- The exercise
Quote all of the data that follows exactly as written, skipping the images.

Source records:
>>>>

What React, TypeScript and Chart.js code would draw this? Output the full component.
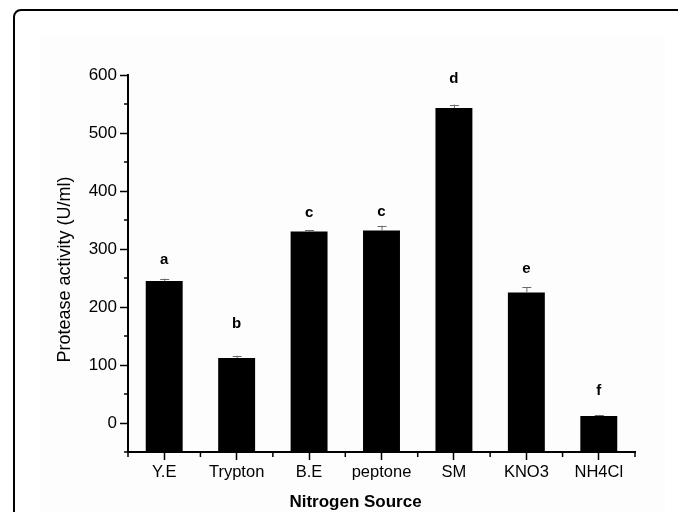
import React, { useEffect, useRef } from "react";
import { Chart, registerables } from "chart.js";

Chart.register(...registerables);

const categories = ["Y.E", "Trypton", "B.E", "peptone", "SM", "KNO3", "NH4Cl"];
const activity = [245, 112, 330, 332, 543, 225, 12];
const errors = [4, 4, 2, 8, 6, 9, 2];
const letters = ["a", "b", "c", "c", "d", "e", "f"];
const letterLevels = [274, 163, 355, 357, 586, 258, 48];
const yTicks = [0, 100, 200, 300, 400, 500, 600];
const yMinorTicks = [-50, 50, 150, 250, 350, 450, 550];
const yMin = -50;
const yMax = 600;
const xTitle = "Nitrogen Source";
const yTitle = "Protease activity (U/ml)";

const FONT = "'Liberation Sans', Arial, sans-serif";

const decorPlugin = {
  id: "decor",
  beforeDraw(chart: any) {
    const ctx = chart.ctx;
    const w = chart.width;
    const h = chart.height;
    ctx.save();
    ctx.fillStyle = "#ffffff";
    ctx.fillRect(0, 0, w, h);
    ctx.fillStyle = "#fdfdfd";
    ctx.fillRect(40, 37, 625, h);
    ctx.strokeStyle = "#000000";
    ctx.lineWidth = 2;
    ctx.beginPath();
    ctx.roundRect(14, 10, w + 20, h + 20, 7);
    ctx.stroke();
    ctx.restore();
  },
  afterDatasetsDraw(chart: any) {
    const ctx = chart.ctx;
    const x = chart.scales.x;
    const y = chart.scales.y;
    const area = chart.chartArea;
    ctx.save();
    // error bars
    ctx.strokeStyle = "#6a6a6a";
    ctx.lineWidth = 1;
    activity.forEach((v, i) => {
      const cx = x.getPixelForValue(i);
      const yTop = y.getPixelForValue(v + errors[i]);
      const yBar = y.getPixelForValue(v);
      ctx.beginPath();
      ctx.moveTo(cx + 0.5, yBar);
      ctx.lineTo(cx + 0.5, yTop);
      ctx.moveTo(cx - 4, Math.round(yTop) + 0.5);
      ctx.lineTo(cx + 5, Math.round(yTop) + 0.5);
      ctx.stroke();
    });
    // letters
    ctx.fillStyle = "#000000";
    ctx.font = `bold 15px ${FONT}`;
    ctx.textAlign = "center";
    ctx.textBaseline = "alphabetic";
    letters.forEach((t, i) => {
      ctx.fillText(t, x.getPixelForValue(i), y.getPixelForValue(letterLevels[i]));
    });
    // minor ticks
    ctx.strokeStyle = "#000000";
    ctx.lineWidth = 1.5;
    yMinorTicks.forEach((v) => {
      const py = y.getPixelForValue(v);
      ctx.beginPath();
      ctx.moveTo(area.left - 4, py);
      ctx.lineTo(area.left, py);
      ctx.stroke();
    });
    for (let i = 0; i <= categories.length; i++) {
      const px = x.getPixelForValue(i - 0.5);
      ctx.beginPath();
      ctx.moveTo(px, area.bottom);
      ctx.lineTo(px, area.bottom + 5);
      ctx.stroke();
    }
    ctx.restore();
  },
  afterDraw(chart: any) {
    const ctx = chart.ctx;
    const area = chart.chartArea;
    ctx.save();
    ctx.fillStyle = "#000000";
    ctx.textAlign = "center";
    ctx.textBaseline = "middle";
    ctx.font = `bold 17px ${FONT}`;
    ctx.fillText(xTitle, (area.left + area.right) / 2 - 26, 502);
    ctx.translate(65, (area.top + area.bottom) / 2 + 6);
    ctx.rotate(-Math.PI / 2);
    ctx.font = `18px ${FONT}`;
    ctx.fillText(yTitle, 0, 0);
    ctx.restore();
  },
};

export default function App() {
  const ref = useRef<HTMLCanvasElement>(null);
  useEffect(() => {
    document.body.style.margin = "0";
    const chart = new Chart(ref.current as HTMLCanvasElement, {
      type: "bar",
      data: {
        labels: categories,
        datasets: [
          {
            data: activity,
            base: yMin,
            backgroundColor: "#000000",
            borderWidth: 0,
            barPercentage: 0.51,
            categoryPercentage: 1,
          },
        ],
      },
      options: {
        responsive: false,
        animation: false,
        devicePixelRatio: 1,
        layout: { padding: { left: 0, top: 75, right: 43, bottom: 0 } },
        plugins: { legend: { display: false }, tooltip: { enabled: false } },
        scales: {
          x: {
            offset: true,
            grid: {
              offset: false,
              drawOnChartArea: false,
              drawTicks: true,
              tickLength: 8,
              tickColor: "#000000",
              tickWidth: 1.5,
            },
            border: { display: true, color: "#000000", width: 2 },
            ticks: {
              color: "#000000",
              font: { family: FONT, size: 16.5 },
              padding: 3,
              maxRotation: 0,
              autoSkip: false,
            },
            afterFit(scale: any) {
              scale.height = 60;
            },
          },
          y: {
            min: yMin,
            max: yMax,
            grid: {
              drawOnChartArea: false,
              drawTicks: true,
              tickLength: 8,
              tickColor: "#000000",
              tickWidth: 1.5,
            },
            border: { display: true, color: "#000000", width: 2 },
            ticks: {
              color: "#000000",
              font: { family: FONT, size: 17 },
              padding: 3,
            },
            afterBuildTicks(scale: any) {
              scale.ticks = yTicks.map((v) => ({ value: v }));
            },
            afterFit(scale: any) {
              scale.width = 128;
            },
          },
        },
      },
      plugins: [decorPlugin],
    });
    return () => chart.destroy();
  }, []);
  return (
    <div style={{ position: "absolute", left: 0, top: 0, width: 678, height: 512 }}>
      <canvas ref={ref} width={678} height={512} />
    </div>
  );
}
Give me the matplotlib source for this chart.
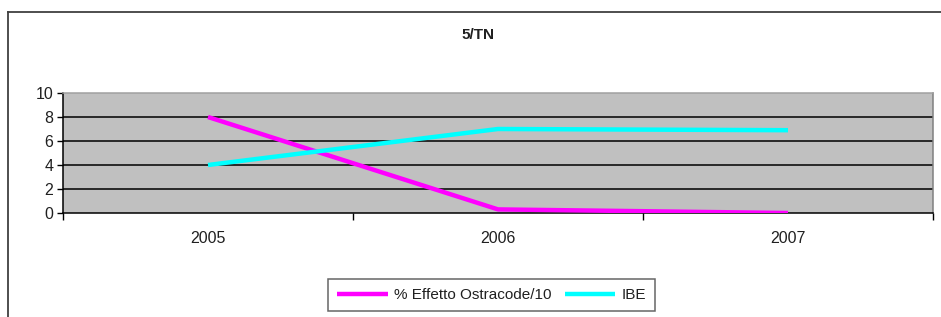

<<<<

- Output below
What React, TypeScript and Chart.js code would draw this? Output the full component.
import React, { useEffect, useRef } from "react";
import { Chart, registerables } from "chart.js";

Chart.register(...registerables);

const categories = ["Y.E", "Trypton", "B.E", "peptone", "SM", "KNO3", "NH4Cl"];
const activity = [245, 112, 330, 332, 543, 225, 12];
const errors = [4, 4, 2, 8, 6, 9, 2];
const letters = ["a", "b", "c", "c", "d", "e", "f"];
const letterLevels = [274, 163, 355, 357, 586, 258, 48];
const yTicks = [0, 100, 200, 300, 400, 500, 600];
const yMinorTicks = [-50, 50, 150, 250, 350, 450, 550];
const yMin = -50;
const yMax = 600;
const xTitle = "Nitrogen Source";
const yTitle = "Protease activity (U/ml)";

const FONT = "'Liberation Sans', Arial, sans-serif";

const decorPlugin = {
  id: "decor",
  beforeDraw(chart: any) {
    const ctx = chart.ctx;
    const w = chart.width;
    const h = chart.height;
    ctx.save();
    ctx.fillStyle = "#ffffff";
    ctx.fillRect(0, 0, w, h);
    ctx.fillStyle = "#fdfdfd";
    ctx.fillRect(40, 37, 625, h);
    ctx.strokeStyle = "#000000";
    ctx.lineWidth = 2;
    ctx.beginPath();
    ctx.roundRect(14, 10, w + 20, h + 20, 7);
    ctx.stroke();
    ctx.restore();
  },
  afterDatasetsDraw(chart: any) {
    const ctx = chart.ctx;
    const x = chart.scales.x;
    const y = chart.scales.y;
    const area = chart.chartArea;
    ctx.save();
    // error bars
    ctx.strokeStyle = "#6a6a6a";
    ctx.lineWidth = 1;
    activity.forEach((v, i) => {
      const cx = x.getPixelForValue(i);
      const yTop = y.getPixelForValue(v + errors[i]);
      const yBar = y.getPixelForValue(v);
      ctx.beginPath();
      ctx.moveTo(cx + 0.5, yBar);
      ctx.lineTo(cx + 0.5, yTop);
      ctx.moveTo(cx - 4, Math.round(yTop) + 0.5);
      ctx.lineTo(cx + 5, Math.round(yTop) + 0.5);
      ctx.stroke();
    });
    // letters
    ctx.fillStyle = "#000000";
    ctx.font = `bold 15px ${FONT}`;
    ctx.textAlign = "center";
    ctx.textBaseline = "alphabetic";
    letters.forEach((t, i) => {
      ctx.fillText(t, x.getPixelForValue(i), y.getPixelForValue(letterLevels[i]));
    });
    // minor ticks
    ctx.strokeStyle = "#000000";
    ctx.lineWidth = 1.5;
    yMinorTicks.forEach((v) => {
      const py = y.getPixelForValue(v);
      ctx.beginPath();
      ctx.moveTo(area.left - 4, py);
      ctx.lineTo(area.left, py);
      ctx.stroke();
    });
    for (let i = 0; i <= categories.length; i++) {
      const px = x.getPixelForValue(i - 0.5);
      ctx.beginPath();
      ctx.moveTo(px, area.bottom);
      ctx.lineTo(px, area.bottom + 5);
      ctx.stroke();
    }
    ctx.restore();
  },
  afterDraw(chart: any) {
    const ctx = chart.ctx;
    const area = chart.chartArea;
    ctx.save();
    ctx.fillStyle = "#000000";
    ctx.textAlign = "center";
    ctx.textBaseline = "middle";
    ctx.font = `bold 17px ${FONT}`;
    ctx.fillText(xTitle, (area.left + area.right) / 2 - 26, 502);
    ctx.translate(65, (area.top + area.bottom) / 2 + 6);
    ctx.rotate(-Math.PI / 2);
    ctx.font = `18px ${FONT}`;
    ctx.fillText(yTitle, 0, 0);
    ctx.restore();
  },
};

export default function App() {
  const ref = useRef<HTMLCanvasElement>(null);
  useEffect(() => {
    document.body.style.margin = "0";
    const chart = new Chart(ref.current as HTMLCanvasElement, {
      type: "bar",
      data: {
        labels: categories,
        datasets: [
          {
            data: activity,
            base: yMin,
            backgroundColor: "#000000",
            borderWidth: 0,
            barPercentage: 0.51,
            categoryPercentage: 1,
          },
        ],
      },
      options: {
        responsive: false,
        animation: false,
        devicePixelRatio: 1,
        layout: { padding: { left: 0, top: 75, right: 43, bottom: 0 } },
        plugins: { legend: { display: false }, tooltip: { enabled: false } },
        scales: {
          x: {
            offset: true,
            grid: {
              offset: false,
              drawOnChartArea: false,
              drawTicks: true,
              tickLength: 8,
              tickColor: "#000000",
              tickWidth: 1.5,
            },
            border: { display: true, color: "#000000", width: 2 },
            ticks: {
              color: "#000000",
              font: { family: FONT, size: 16.5 },
              padding: 3,
              maxRotation: 0,
              autoSkip: false,
            },
            afterFit(scale: any) {
              scale.height = 60;
            },
          },
          y: {
            min: yMin,
            max: yMax,
            grid: {
              drawOnChartArea: false,
              drawTicks: true,
              tickLength: 8,
              tickColor: "#000000",
              tickWidth: 1.5,
            },
            border: { display: true, color: "#000000", width: 2 },
            ticks: {
              color: "#000000",
              font: { family: FONT, size: 17 },
              padding: 3,
            },
            afterBuildTicks(scale: any) {
              scale.ticks = yTicks.map((v) => ({ value: v }));
            },
            afterFit(scale: any) {
              scale.width = 128;
            },
          },
        },
      },
      plugins: [decorPlugin],
    });
    return () => chart.destroy();
  }, []);
  return (
    <div style={{ position: "absolute", left: 0, top: 0, width: 678, height: 512 }}>
      <canvas ref={ref} width={678} height={512} />
    </div>
  );
}
Give me the matplotlib source for this chart.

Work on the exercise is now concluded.